# WHAT YOU HAVE TO DO:
Your task is to repeat the lines from the line with "Write a component" to the line with "const legendLabels = ['No', 'Yes'];", both ends included, and nothing else. Pictures stay out of the copy.

# MATERIAL FOR THIS EXERCISE:
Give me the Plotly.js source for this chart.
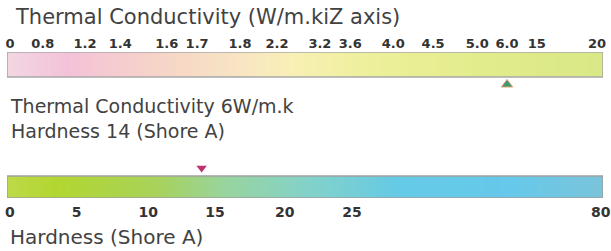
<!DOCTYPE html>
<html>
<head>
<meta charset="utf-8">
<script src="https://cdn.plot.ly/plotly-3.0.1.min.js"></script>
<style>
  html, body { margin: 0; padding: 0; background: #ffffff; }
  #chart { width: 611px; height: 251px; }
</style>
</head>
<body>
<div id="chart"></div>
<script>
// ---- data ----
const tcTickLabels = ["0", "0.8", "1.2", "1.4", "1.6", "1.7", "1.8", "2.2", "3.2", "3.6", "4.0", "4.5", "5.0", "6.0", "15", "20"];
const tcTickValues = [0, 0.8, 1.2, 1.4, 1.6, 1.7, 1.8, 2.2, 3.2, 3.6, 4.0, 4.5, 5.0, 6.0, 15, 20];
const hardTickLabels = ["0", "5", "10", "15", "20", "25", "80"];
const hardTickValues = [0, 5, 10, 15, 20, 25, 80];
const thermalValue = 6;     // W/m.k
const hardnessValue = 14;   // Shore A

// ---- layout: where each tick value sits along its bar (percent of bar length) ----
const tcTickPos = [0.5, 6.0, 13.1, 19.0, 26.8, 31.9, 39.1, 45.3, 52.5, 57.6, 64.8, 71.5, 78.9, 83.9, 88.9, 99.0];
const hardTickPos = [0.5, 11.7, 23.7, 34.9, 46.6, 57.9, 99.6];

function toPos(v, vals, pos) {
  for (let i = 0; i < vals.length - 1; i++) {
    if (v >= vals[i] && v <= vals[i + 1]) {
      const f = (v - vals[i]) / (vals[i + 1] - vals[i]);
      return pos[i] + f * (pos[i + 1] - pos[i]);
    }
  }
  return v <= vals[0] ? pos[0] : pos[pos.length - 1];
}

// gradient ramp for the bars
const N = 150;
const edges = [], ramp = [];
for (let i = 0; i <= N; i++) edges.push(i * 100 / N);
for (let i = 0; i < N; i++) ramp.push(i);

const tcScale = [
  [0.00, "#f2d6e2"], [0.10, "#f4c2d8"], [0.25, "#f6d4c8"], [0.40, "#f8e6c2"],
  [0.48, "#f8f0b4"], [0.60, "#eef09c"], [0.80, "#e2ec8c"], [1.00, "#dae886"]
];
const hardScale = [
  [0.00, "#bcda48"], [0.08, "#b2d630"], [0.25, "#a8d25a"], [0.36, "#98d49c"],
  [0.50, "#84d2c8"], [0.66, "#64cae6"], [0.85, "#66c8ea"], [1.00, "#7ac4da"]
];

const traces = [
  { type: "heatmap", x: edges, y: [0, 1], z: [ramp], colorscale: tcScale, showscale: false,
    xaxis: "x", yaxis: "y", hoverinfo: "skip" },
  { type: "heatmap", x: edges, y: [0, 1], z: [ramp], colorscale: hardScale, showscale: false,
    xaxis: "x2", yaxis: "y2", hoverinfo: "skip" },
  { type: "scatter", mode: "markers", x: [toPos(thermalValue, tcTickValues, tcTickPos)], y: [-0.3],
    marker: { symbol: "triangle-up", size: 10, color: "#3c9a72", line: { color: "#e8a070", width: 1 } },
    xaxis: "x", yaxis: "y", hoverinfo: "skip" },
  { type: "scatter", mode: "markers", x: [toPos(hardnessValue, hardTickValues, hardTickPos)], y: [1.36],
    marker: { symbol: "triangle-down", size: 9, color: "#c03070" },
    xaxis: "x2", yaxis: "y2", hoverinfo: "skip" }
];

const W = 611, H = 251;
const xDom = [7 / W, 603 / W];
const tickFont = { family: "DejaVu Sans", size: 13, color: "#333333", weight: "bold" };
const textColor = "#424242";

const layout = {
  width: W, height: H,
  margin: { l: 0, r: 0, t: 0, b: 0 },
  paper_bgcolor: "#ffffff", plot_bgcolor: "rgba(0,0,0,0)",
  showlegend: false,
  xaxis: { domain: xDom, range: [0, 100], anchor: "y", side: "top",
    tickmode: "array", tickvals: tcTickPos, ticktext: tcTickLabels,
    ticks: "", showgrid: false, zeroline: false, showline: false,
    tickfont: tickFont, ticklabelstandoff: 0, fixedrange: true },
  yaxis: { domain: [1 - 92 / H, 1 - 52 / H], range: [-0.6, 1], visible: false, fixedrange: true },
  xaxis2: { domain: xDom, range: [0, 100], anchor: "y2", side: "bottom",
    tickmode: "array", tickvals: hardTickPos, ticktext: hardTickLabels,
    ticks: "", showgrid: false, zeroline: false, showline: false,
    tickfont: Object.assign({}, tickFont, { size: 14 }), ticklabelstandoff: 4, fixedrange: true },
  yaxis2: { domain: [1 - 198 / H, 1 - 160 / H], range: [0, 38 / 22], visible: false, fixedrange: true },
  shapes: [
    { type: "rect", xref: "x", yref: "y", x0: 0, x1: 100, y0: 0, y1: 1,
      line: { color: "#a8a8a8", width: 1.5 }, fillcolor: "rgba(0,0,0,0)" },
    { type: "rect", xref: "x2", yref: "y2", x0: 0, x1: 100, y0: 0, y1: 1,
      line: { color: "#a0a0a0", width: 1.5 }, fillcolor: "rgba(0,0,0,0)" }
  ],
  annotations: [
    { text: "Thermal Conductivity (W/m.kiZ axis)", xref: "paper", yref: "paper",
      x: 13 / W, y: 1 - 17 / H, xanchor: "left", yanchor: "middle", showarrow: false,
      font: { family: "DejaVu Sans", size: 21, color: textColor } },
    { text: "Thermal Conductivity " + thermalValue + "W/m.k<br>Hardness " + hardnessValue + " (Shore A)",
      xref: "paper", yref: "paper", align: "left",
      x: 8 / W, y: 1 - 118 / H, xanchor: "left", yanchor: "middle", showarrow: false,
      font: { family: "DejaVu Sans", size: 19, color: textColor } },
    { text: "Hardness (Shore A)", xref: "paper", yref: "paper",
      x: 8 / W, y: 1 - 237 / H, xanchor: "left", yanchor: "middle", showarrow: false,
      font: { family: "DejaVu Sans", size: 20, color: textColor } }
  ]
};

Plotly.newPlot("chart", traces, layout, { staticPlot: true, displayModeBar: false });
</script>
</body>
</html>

--

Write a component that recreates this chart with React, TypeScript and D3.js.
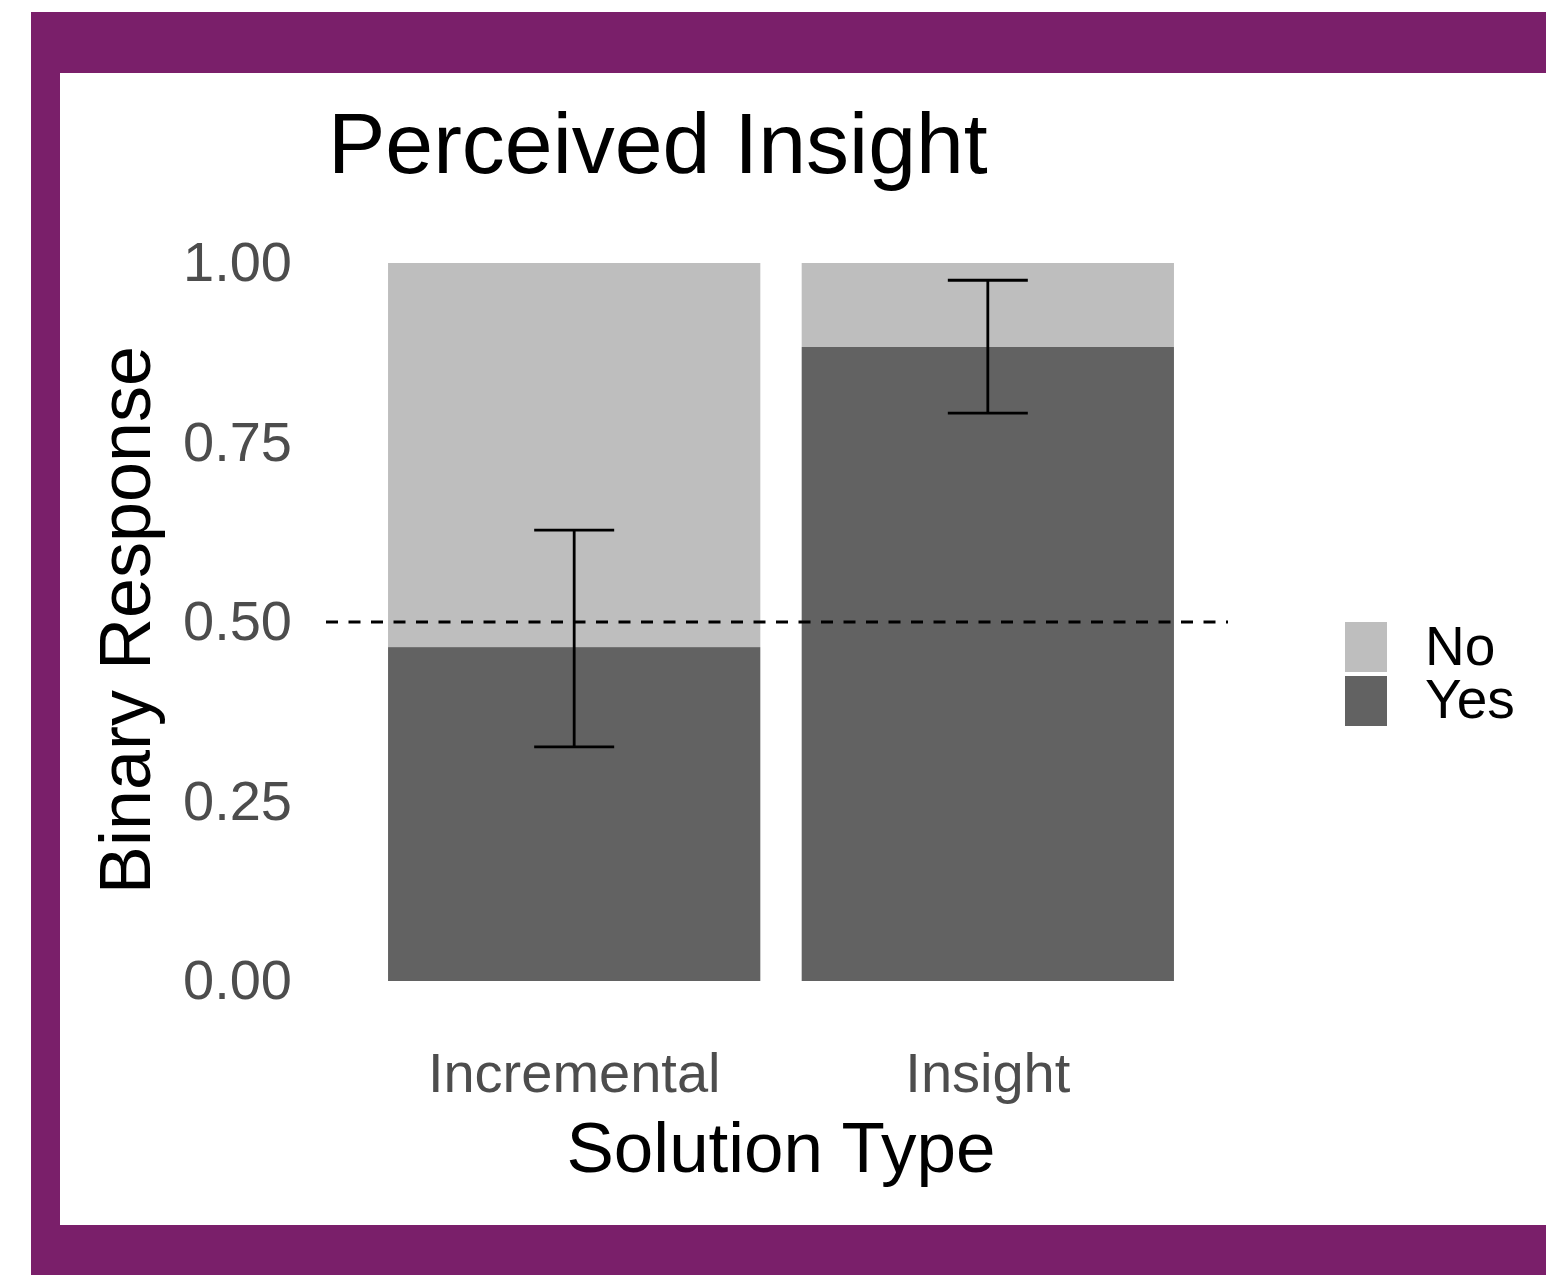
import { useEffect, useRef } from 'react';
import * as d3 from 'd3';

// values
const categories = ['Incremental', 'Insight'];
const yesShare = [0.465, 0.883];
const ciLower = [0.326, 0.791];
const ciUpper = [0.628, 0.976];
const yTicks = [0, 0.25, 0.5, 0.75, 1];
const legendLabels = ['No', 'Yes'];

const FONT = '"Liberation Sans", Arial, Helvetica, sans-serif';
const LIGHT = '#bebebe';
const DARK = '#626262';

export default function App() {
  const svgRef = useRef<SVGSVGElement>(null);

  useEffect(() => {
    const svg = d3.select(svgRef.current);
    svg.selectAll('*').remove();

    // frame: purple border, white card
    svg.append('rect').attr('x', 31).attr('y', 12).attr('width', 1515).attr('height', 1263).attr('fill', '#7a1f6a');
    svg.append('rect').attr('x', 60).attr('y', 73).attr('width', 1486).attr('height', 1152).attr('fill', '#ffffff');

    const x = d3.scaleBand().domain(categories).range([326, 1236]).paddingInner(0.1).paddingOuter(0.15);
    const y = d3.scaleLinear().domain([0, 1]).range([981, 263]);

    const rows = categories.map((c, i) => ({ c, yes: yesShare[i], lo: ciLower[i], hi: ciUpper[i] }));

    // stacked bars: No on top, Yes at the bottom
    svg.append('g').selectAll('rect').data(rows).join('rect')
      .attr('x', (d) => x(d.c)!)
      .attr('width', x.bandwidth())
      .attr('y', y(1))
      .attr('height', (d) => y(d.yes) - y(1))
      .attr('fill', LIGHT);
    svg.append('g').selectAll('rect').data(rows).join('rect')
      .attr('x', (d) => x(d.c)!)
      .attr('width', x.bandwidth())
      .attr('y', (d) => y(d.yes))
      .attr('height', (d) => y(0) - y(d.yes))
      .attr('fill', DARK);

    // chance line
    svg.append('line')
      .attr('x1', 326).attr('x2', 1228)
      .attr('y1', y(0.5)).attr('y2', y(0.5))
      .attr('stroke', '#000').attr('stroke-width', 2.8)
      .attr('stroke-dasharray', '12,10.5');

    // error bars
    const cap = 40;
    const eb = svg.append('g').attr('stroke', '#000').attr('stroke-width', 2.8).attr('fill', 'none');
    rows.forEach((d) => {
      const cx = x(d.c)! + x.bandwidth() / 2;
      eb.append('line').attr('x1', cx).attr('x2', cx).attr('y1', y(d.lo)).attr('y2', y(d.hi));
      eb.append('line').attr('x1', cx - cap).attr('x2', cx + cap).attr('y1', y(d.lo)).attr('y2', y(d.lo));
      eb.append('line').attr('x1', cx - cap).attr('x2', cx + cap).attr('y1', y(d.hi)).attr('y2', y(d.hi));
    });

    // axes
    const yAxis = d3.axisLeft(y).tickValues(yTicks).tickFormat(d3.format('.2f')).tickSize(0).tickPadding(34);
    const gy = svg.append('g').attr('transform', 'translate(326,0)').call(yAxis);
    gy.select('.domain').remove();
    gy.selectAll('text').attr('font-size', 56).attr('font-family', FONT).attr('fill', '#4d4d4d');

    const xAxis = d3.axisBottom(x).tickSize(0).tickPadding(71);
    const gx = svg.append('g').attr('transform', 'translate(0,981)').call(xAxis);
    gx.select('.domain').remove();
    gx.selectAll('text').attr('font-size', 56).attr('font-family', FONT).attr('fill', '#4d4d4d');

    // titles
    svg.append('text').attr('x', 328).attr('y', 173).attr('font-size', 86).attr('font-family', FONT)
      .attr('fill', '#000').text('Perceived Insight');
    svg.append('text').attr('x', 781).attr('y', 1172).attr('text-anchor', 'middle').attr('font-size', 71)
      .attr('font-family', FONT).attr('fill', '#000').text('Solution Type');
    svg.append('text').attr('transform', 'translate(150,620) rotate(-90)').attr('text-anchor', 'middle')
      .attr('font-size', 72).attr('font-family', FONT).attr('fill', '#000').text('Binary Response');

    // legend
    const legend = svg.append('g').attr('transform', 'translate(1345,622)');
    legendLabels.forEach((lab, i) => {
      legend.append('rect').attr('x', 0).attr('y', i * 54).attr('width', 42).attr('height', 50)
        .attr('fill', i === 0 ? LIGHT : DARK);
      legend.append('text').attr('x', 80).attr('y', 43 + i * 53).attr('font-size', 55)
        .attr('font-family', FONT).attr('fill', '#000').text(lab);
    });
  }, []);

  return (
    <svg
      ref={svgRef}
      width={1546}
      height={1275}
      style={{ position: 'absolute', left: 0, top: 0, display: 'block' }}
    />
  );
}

--

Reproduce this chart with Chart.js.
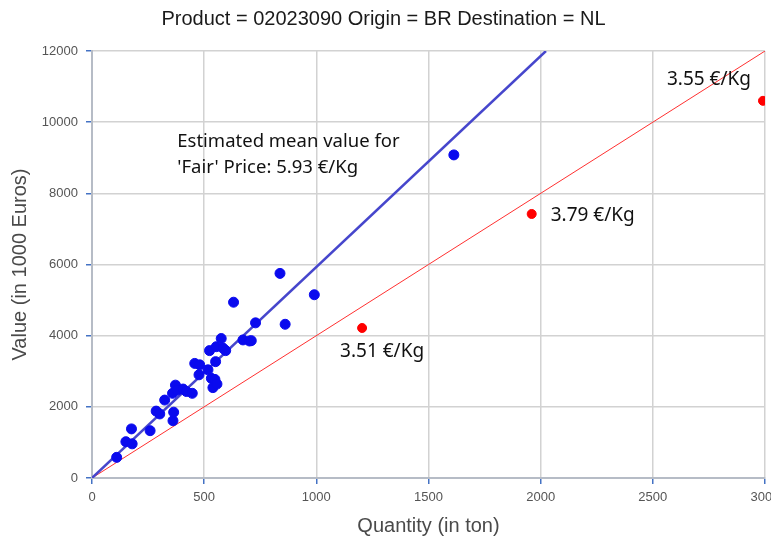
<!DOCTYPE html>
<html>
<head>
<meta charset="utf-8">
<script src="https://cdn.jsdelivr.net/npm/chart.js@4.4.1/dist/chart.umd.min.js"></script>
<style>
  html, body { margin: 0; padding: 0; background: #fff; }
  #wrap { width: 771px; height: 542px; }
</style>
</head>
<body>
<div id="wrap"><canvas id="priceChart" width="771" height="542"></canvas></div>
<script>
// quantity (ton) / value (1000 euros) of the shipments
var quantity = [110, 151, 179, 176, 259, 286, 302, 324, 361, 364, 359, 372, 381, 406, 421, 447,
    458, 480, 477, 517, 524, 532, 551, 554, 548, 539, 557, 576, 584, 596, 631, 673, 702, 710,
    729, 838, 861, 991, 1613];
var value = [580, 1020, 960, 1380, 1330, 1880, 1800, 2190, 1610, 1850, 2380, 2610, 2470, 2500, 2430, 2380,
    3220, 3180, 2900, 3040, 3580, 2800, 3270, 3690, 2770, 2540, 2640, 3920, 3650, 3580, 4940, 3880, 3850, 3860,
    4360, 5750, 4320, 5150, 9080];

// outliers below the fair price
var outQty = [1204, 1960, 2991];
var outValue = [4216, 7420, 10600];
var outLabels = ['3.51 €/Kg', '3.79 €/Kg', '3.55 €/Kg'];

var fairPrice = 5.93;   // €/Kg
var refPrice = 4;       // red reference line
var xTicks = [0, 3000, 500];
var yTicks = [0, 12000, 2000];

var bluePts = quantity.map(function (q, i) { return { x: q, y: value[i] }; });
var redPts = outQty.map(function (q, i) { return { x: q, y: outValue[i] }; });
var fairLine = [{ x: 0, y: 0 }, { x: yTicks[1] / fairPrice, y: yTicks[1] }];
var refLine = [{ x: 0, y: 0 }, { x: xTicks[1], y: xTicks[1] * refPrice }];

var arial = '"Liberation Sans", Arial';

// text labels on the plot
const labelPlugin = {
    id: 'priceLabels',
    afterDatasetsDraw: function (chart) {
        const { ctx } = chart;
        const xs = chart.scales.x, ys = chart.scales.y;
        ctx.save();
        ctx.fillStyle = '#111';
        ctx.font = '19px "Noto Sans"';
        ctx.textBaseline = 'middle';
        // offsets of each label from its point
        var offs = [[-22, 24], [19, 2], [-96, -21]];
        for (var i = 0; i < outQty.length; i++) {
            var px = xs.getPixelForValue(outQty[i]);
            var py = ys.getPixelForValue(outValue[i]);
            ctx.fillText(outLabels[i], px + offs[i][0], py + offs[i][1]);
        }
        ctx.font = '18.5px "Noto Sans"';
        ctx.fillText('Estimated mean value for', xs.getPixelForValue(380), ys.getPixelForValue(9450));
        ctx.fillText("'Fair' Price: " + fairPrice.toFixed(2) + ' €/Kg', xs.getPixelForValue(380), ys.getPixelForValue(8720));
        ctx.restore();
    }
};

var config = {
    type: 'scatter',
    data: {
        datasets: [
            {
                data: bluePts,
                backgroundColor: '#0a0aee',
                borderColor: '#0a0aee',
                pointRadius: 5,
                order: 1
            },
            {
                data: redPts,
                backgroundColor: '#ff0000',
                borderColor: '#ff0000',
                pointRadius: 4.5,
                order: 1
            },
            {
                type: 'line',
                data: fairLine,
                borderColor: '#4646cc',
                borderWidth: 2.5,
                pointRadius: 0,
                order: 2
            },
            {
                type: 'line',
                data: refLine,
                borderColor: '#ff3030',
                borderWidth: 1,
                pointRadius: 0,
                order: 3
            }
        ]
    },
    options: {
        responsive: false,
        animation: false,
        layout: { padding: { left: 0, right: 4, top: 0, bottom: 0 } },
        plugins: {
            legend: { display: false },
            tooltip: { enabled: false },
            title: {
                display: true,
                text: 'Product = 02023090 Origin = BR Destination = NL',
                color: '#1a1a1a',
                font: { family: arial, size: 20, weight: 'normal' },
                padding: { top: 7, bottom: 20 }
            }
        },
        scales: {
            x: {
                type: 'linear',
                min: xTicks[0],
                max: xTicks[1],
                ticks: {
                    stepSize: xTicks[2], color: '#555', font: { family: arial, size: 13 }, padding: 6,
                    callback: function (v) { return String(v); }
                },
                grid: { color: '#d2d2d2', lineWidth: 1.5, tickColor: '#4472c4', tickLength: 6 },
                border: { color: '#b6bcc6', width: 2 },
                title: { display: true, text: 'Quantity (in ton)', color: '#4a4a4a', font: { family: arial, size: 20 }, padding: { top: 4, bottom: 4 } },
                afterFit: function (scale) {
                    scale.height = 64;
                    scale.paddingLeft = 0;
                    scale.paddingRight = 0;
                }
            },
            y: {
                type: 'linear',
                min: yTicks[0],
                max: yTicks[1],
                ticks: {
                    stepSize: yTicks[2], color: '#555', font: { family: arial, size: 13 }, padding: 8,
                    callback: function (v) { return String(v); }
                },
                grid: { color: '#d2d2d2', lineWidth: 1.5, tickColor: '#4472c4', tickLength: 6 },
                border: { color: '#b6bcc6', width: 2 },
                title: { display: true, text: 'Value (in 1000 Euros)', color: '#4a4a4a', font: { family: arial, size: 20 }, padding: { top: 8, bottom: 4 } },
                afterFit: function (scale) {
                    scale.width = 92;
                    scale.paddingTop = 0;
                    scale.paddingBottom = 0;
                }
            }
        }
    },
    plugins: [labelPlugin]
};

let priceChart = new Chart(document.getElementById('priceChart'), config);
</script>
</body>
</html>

# OUTPUT FOR THIS TASK:
Write a component that recreates this chart with React, TypeScript and D3.js.
import { useEffect, useRef } from 'react';
import * as d3 from 'd3';

// values
const categories = ['Incremental', 'Insight'];
const yesShare = [0.465, 0.883];
const ciLower = [0.326, 0.791];
const ciUpper = [0.628, 0.976];
const yTicks = [0, 0.25, 0.5, 0.75, 1];
const legendLabels = ['No', 'Yes'];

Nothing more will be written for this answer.